[Figure scripts]:
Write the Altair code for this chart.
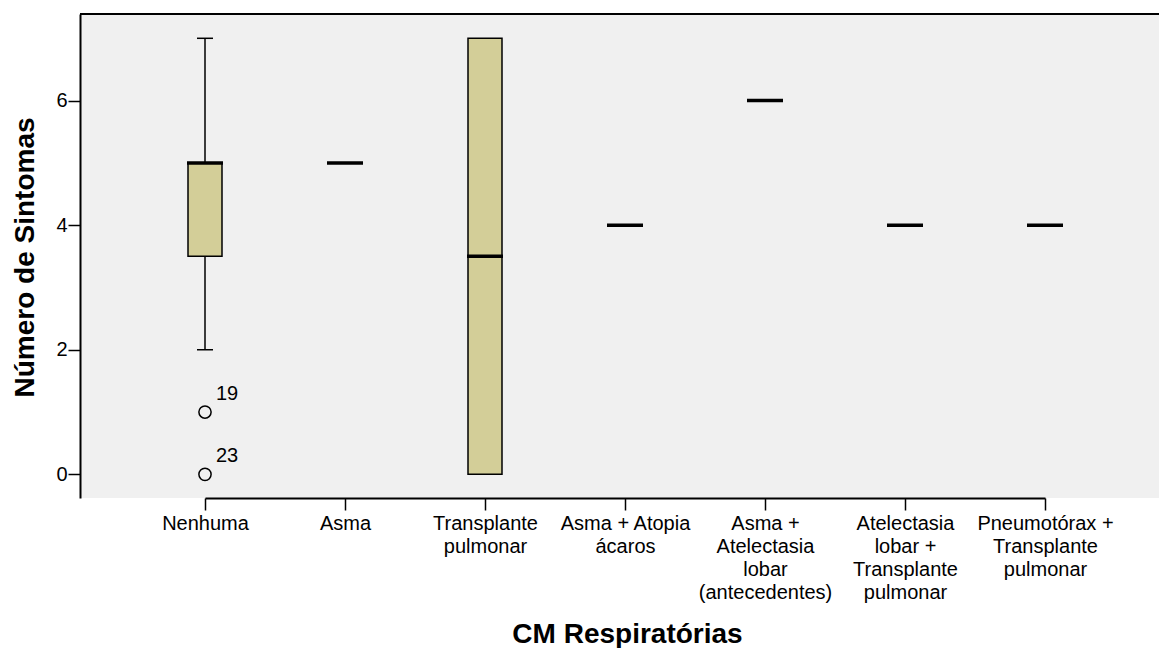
import altair as alt
import pandas as pd

# ---- data ----
categories = [
    "Nenhuma",
    "Asma",
    "Transplante|pulmonar",
    "Asma + Atopia|ácaros",
    "Asma +|Atelectasia|lobar|(antecedentes)",
    "Atelectasia|lobar +|Transplante|pulmonar",
    "Pneumotórax +|Transplante|pulmonar",
]
medians = [5, 5, 3.5, 4, 6, 4, 4]
q1_vals = [3.5, None, 0, None, None, None, None]
q3_vals = [5, None, 7, None, None, None, None]
whisker_lo = [2, None, None, None, None, None, None]
whisker_hi = [7, None, None, None, None, None, None]

outlier_cat = ["Nenhuma", "Nenhuma"]
outlier_val = [1, 0]
outlier_id = ["19", "23"]

FONT = "Liberation Sans"
W, H = 1079, 484

stats = pd.DataFrame({
    "cat": categories, "med": medians, "q1": q1_vals, "q3": q3_vals,
    "lo": whisker_lo, "hi": whisker_hi,
})
outl = pd.DataFrame({"cat": outlier_cat, "val": outlier_val, "id": outlier_id})

xscale = alt.Scale(type="point", range=[125, 965], padding=0)
xaxis = alt.Axis(
    title="CM Respiratórias", titleFont=FONT, titleFontSize=28, titleFontWeight="bold",
    titleColor="black", titleX=547, titleY=144, titleBaseline="alphabetic",
    labelFont=FONT, labelFontSize=20, labelColor="black", labelAngle=0,
    labelExpr="split(datum.label, '|')", labelLineHeight=23, labelBaseline="top",
    labelPadding=3, tickColor="black", tickSize=12, tickWidth=1.5,
    domainColor="black", domainWidth=2, grid=False,
)
yscale = alt.Scale(domain=[-0.38, 7.39], nice=False, zero=False)
yaxis = alt.Axis(
    title="Número de Sintomas", titleFont=FONT, titleFontSize=28, titleFontWeight="bold",
    titleColor="black", titleX=-47, titleY=243, titleAngle=-90, titleAlign="center",
    titleBaseline="alphabetic",
    values=[0, 2, 4, 6], labelFont=FONT, labelFontSize=20, labelColor="black",
    labelPadding=1, tickColor="black", tickSize=12, tickWidth=1.5,
    domainColor="black", domainWidth=2, grid=False,
)


def X():
    return alt.X("cat:N", sort=categories, scale=xscale, axis=xaxis)


def Y(field):
    return alt.Y(field, type="quantitative", scale=yscale, axis=yaxis)


base = alt.Chart(stats)

whisk_low = base.mark_rule(color="black", strokeWidth=1.5, opacity=1).encode(x=X(), y=Y("lo"), y2="q1")
whisk_high = base.mark_rule(color="black", strokeWidth=1.5, opacity=1).encode(x=X(), y=Y("q3"), y2="hi")
cap_low = base.mark_tick(color="black", size=16, thickness=1.5, opacity=1).encode(x=X(), y=Y("lo"))
cap_high = base.mark_tick(color="black", size=16, thickness=1.5, opacity=1).encode(x=X(), y=Y("hi"))
boxes = base.mark_bar(size=34, fill="#D3CE98", stroke="black", strokeWidth=1.5, opacity=1).encode(
    x=X(), y=Y("q1"), y2="q3")
med = base.mark_tick(color="black", size=36, thickness=3.5, opacity=1).encode(x=X(), y=Y("med"))

pts = alt.Chart(outl).mark_point(shape="circle", size=150, filled=False, stroke="black",
                                 strokeWidth=1.5, opacity=1).encode(x=X(), y=Y("val"))
lbl = alt.Chart(outl).mark_text(align="left", baseline="alphabetic", dx=11, dy=-12,
                                font=FONT, fontSize=20, color="black").encode(
    x=X(), y=Y("val"), text="id:N")

top = alt.Chart(pd.DataFrame({"a": [0]})).mark_rule(color="black", strokeWidth=2).encode(
    x=alt.value(0), x2=alt.value(W), y=alt.value(0))

chart = alt.layer(whisk_low, whisk_high, cap_low, cap_high, boxes, med, pts, lbl, top).properties(
    width=W, height=H,
    autosize=alt.AutoSizeParams(type="none"),
    padding={"left": 80, "top": 14, "right": 0, "bottom": 150},
    background="white",
).configure_view(fill="#F0F0F0", stroke=None)

chart.save("out.html", embed_options={"renderer": "svg", "actions": False})
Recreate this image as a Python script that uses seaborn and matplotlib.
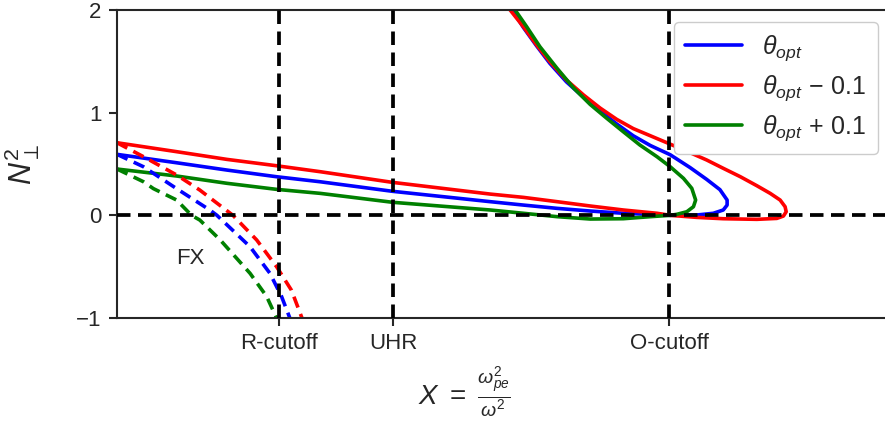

[PROBLEM]:
Without including the pictures, return each record above exactly as it stands.

[TASK RESULT]:
Write the Altair code for this chart.
import altair as alt
import pandas as pd

# ---- data ----
categories = [
    "Nenhuma",
    "Asma",
    "Transplante|pulmonar",
    "Asma + Atopia|ácaros",
    "Asma +|Atelectasia|lobar|(antecedentes)",
    "Atelectasia|lobar +|Transplante|pulmonar",
    "Pneumotórax +|Transplante|pulmonar",
]
medians = [5, 5, 3.5, 4, 6, 4, 4]
q1_vals = [3.5, None, 0, None, None, None, None]
q3_vals = [5, None, 7, None, None, None, None]
whisker_lo = [2, None, None, None, None, None, None]
whisker_hi = [7, None, None, None, None, None, None]

outlier_cat = ["Nenhuma", "Nenhuma"]
outlier_val = [1, 0]
outlier_id = ["19", "23"]

FONT = "Liberation Sans"
W, H = 1079, 484

stats = pd.DataFrame({
    "cat": categories, "med": medians, "q1": q1_vals, "q3": q3_vals,
    "lo": whisker_lo, "hi": whisker_hi,
})
outl = pd.DataFrame({"cat": outlier_cat, "val": outlier_val, "id": outlier_id})

xscale = alt.Scale(type="point", range=[125, 965], padding=0)
xaxis = alt.Axis(
    title="CM Respiratórias", titleFont=FONT, titleFontSize=28, titleFontWeight="bold",
    titleColor="black", titleX=547, titleY=144, titleBaseline="alphabetic",
    labelFont=FONT, labelFontSize=20, labelColor="black", labelAngle=0,
    labelExpr="split(datum.label, '|')", labelLineHeight=23, labelBaseline="top",
    labelPadding=3, tickColor="black", tickSize=12, tickWidth=1.5,
    domainColor="black", domainWidth=2, grid=False,
)
yscale = alt.Scale(domain=[-0.38, 7.39], nice=False, zero=False)
yaxis = alt.Axis(
    title="Número de Sintomas", titleFont=FONT, titleFontSize=28, titleFontWeight="bold",
    titleColor="black", titleX=-47, titleY=243, titleAngle=-90, titleAlign="center",
    titleBaseline="alphabetic",
    values=[0, 2, 4, 6], labelFont=FONT, labelFontSize=20, labelColor="black",
    labelPadding=1, tickColor="black", tickSize=12, tickWidth=1.5,
    domainColor="black", domainWidth=2, grid=False,
)


def X():
    return alt.X("cat:N", sort=categories, scale=xscale, axis=xaxis)


def Y(field):
    return alt.Y(field, type="quantitative", scale=yscale, axis=yaxis)


base = alt.Chart(stats)

whisk_low = base.mark_rule(color="black", strokeWidth=1.5, opacity=1).encode(x=X(), y=Y("lo"), y2="q1")
whisk_high = base.mark_rule(color="black", strokeWidth=1.5, opacity=1).encode(x=X(), y=Y("q3"), y2="hi")
cap_low = base.mark_tick(color="black", size=16, thickness=1.5, opacity=1).encode(x=X(), y=Y("lo"))
cap_high = base.mark_tick(color="black", size=16, thickness=1.5, opacity=1).encode(x=X(), y=Y("hi"))
boxes = base.mark_bar(size=34, fill="#D3CE98", stroke="black", strokeWidth=1.5, opacity=1).encode(
    x=X(), y=Y("q1"), y2="q3")
med = base.mark_tick(color="black", size=36, thickness=3.5, opacity=1).encode(x=X(), y=Y("med"))

pts = alt.Chart(outl).mark_point(shape="circle", size=150, filled=False, stroke="black",
                                 strokeWidth=1.5, opacity=1).encode(x=X(), y=Y("val"))
lbl = alt.Chart(outl).mark_text(align="left", baseline="alphabetic", dx=11, dy=-12,
                                font=FONT, fontSize=20, color="black").encode(
    x=X(), y=Y("val"), text="id:N")

top = alt.Chart(pd.DataFrame({"a": [0]})).mark_rule(color="black", strokeWidth=2).encode(
    x=alt.value(0), x2=alt.value(W), y=alt.value(0))

chart = alt.layer(whisk_low, whisk_high, cap_low, cap_high, boxes, med, pts, lbl, top).properties(
    width=W, height=H,
    autosize=alt.AutoSizeParams(type="none"),
    padding={"left": 80, "top": 14, "right": 0, "bottom": 150},
    background="white",
).configure_view(fill="#F0F0F0", stroke=None)

chart.save("out.html", embed_options={"renderer": "svg", "actions": False})
Recreate this image as a Python script that uses seaborn and matplotlib.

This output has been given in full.